Sentencing for health and safety offences: a more stringent approach?

Since its introduction in February 2016, the Definitive Guideline for the sentencing of health and safety offences (the Sentencing Guideline) has sent out a clear message to organisations on health and safety sentencing, namely: the fine must be sufficiently substantial to have a real economic impact which will bring home to both management and shareholders the need to comply with health and safety legislation”. 


Sentencing judges are becoming increasingly familiar with the application and particular nuances of the Sentencing Guideline and with that comes confidence in awarding increasing fines against companies.  

This is well demonstrated by recent fines; in just the first half of 2023, the highest fine topped £4.4 million. This sentence was imposed on Kier Infrastructure and Overseas Ltd after it pleaded guilty to charges in relation to two incidents which involved breaches of Sections 2 and 3 of the Health and Safety at Work etc Act 1974 and Regulation 13 of the Construction (Design and Management) Regulations 2015. The Health and Safety Executive (HSE) investigation found that Kier’s workers twice struck overhead powerlines whilst working on the M6 motorway. It was said that inadequate planning from Kier meant that the vehicle used in the first incident was unsuitable despite other more suitable vehicles being available. There was also said to be no task-specific risk assessment available for the workers. The workers involved in the second incident told the HSE they were unaware of the overhead hazards.

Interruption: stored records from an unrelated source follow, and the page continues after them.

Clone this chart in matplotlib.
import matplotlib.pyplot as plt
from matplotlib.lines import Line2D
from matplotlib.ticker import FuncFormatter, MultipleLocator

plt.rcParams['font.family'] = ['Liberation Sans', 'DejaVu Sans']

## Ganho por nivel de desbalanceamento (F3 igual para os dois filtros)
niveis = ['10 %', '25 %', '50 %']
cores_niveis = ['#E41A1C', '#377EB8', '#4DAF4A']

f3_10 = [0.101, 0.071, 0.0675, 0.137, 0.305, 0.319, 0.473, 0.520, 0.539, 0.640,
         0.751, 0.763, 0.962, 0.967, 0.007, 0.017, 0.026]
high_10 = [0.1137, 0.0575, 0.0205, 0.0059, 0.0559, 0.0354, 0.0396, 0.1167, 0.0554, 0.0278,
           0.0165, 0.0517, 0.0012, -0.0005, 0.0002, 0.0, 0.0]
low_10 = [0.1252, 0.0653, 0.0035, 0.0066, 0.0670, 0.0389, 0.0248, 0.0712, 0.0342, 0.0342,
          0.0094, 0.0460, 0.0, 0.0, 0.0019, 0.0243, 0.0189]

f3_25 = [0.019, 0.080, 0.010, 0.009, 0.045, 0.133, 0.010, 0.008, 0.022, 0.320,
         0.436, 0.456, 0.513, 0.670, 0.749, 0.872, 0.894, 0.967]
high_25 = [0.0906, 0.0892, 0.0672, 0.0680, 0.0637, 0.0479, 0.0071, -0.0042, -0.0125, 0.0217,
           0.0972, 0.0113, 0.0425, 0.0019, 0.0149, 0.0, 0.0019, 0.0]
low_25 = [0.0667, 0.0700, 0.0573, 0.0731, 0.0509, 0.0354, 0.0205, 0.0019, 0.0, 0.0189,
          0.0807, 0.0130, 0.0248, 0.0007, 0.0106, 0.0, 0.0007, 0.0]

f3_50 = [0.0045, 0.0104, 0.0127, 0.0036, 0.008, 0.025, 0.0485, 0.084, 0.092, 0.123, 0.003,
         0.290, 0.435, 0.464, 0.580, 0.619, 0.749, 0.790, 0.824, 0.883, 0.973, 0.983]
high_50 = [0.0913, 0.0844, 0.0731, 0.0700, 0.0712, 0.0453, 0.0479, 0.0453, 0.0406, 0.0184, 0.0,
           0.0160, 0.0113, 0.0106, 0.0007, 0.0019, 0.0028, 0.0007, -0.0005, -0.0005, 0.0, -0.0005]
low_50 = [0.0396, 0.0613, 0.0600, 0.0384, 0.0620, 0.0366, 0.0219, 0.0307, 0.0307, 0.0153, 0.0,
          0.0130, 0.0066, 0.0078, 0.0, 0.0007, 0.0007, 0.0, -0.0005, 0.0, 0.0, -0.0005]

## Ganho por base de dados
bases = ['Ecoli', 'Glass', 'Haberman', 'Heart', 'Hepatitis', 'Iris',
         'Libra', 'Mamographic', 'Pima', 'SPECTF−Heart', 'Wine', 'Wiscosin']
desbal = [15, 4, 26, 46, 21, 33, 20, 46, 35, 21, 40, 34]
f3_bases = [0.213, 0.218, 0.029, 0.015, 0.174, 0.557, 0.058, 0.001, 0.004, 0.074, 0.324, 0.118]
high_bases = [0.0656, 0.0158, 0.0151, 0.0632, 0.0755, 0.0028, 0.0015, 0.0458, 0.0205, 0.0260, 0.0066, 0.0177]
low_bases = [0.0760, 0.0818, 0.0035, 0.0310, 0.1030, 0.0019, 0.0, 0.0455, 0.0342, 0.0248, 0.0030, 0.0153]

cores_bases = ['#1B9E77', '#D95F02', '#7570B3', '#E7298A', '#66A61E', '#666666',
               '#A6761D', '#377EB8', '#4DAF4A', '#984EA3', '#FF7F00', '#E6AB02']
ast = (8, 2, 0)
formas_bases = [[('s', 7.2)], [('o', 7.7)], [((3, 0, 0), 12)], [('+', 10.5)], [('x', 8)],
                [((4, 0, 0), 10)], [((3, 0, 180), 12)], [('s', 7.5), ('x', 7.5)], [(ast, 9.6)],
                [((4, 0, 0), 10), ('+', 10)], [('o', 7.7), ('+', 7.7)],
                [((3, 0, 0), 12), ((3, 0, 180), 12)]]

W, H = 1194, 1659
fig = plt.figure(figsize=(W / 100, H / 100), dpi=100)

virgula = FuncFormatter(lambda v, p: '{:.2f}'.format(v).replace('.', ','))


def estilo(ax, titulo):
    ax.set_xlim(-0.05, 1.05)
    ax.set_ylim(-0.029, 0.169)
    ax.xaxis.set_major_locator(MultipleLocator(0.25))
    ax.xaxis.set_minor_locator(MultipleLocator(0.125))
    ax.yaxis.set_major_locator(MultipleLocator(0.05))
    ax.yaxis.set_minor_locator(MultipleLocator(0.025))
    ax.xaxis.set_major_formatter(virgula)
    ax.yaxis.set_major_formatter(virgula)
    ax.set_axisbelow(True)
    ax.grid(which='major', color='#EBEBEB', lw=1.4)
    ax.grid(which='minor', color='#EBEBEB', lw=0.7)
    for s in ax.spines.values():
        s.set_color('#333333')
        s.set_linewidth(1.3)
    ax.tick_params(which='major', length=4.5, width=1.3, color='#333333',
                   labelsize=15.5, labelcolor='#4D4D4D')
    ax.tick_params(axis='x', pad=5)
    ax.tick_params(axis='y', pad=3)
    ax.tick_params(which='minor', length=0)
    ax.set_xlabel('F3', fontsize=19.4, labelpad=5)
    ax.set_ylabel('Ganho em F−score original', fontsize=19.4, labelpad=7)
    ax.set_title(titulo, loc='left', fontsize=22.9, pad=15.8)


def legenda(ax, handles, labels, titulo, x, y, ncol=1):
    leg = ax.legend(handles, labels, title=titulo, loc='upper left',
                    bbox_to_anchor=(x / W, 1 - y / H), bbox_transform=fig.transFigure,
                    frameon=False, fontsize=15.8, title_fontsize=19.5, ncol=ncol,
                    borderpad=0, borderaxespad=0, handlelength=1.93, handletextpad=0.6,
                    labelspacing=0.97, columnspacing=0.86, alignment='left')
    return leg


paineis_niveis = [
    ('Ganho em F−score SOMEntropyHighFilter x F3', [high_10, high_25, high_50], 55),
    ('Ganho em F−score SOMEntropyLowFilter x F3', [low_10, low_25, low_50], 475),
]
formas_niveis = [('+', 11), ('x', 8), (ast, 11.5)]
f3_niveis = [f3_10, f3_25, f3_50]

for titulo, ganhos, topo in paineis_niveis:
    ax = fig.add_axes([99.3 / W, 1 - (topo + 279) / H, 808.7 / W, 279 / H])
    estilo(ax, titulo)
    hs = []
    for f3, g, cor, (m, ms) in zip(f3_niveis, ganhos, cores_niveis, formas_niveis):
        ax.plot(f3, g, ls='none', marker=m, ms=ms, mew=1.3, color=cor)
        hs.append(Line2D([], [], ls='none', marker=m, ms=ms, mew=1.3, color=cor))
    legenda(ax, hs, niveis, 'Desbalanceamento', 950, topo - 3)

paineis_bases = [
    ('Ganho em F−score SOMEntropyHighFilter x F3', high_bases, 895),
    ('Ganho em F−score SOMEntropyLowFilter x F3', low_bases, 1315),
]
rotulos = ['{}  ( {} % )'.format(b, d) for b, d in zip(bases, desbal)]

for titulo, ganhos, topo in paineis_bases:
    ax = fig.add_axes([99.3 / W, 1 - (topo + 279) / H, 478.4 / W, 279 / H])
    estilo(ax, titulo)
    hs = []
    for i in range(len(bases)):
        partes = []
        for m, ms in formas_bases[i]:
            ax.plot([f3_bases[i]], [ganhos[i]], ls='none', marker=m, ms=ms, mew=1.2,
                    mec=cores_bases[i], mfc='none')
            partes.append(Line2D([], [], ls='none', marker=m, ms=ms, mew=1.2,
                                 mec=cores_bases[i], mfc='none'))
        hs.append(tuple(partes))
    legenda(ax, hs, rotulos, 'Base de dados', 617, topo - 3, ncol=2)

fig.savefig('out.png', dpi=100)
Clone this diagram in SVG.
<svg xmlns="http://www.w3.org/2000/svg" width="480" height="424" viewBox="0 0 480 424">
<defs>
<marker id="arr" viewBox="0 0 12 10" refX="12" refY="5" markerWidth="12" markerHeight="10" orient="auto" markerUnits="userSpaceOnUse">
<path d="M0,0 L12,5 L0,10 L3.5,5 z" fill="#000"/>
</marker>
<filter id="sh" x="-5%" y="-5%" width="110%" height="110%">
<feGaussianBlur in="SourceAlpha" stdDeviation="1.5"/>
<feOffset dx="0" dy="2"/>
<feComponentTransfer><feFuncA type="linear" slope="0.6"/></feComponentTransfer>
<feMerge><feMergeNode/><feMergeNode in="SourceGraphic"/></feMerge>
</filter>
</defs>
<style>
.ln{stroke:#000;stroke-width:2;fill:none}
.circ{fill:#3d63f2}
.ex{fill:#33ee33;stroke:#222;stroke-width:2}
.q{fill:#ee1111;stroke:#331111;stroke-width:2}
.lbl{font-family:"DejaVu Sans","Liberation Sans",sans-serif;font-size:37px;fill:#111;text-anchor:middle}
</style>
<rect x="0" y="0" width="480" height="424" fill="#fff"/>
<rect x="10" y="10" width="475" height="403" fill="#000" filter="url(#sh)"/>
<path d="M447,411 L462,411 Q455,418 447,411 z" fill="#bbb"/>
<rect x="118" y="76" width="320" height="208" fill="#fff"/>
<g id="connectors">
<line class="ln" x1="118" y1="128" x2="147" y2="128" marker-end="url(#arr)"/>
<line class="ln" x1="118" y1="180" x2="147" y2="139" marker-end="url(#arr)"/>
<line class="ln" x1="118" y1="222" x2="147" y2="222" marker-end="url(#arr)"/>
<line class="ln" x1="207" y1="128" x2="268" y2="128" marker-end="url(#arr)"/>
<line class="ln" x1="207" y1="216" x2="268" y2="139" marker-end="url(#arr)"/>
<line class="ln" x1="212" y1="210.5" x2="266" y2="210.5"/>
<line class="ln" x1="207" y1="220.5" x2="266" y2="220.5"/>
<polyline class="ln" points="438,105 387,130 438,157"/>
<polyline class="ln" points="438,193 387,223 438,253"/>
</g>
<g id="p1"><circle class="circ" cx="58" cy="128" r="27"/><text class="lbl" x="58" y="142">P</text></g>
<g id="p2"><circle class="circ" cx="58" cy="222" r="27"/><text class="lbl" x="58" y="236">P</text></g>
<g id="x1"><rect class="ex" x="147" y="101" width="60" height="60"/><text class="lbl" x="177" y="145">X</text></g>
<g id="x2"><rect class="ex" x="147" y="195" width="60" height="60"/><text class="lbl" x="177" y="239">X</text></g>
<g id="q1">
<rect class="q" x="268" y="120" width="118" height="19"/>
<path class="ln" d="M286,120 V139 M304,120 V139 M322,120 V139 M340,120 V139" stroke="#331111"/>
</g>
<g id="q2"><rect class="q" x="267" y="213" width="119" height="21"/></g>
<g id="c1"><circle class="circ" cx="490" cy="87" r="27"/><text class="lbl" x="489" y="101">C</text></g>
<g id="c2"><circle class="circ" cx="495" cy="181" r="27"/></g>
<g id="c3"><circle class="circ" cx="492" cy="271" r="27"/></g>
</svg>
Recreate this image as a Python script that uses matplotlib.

This trend of increased sentences was identified by the Sentencing Council back in April 2019 when it published its assessment on the impact of the Sentencing Guideline. The assessment concluded that for health and safety offences, there had been a considerable increase in fines for larger organisations, although this was anticipated. However, the increase in fines for smaller organisations was not anticipated and in reality, it is arguable that the smaller businesses are really bearing the brunt of the changes.

Either way, higher fines are certainly here to stay and it seems there may even be scope for increased sentences on the horizon, especially for those organisations that are categorised as ‘very large organisations’.

Whilst the Sentencing Guideline provides helpful guidance on the starting point and range for fines in respect of organisations with annual turnovers below £50 million, there is still some ambiguity on when an organisation with an annual turnover in excess of £50 million will be treated as a ‘very large organisation’ for the purpose of being sentenced.

In 2021 the Court of Appeal consolidated previous case law but confirmed that it would not seek to define when a large organisation would cross the divide into a very large organisation. It gave the following direction:

  • The Sentencing Council have not defined what constitutes a very large organisation and found that it is not for the court to do so;
  • There is no precise level of when an organisation becomes a very large organisation - it should be obvious;
  • The sentencing court must ensure the penalty is proportionate to the means of the offender whilst also sending a message to management and shareholders;
  • When sentencing the court should look at the starting point and category range and should find a fine that is proportionate to the offender;
  • There should be no mechanistic use of the figures for a large organisation and adapt them upwards; and
  • There should not be a dividing line between a large and very large organisation, it is a spectrum for the court to consider on a case by case basis.

But it is not just organisations that have been affected; we have also seen a direct impact on individuals with the introduction of lower thresholds for custodial sentences. 

The Sentencing Council impact assessment found that there has been a general rise in the number of immediate and suspended custodial sentences, as well as community service orders. This was most recently shown in the sentencing of two individual directors in May 2023 who each received a nine month immediate custodial sentence in relation to four health and safety charges after a wall collapsed on five agency workers, fatally injuring them all.

This increased scrutiny on individuals together with a focus on finding them accountable may be reflective of the times we are living in, but it is clear that sentencing judges are exploring all of the sentencing options available to them and individuals face a real risk of custody if found guilty of a health and safety offence.

We are also seeing an increase in prosecutions for breaches of health and safety legislation where there has been no injury. This is perhaps best demonstrated by the two cases against National Grid and Exolum Pipeline System Limited, with both receiving significant fines.

National Grid was fined £4 million in February 2022 for exposing residents and members of the public to risks to their health and safety. This was as a consequence of poor record keeping in respect of high rise multiple occupancy buildings which led to the absence of routine safety inspections of those buildings.  In March this year Exolum was fined £2.3 million for safety breaches after its employees were exposed to risk of serious injury and even death while working on a leaking pipeline containing petrol under pressure. The Health and Safety Executive investigation into the incident found that Exolum failed to properly identify and control the risks associated with carrying out a pipeline repair.


The preparation for sentencing hearings is becoming an increasingly critical stage. Accounting experts and sophisticated financial evidence will be essential for some corporate defendants in the realms of the large/very large organisation spectrum and some organisations will even need to consider whether a ‘litigate to mitigate’ approach could be more beneficial to their position.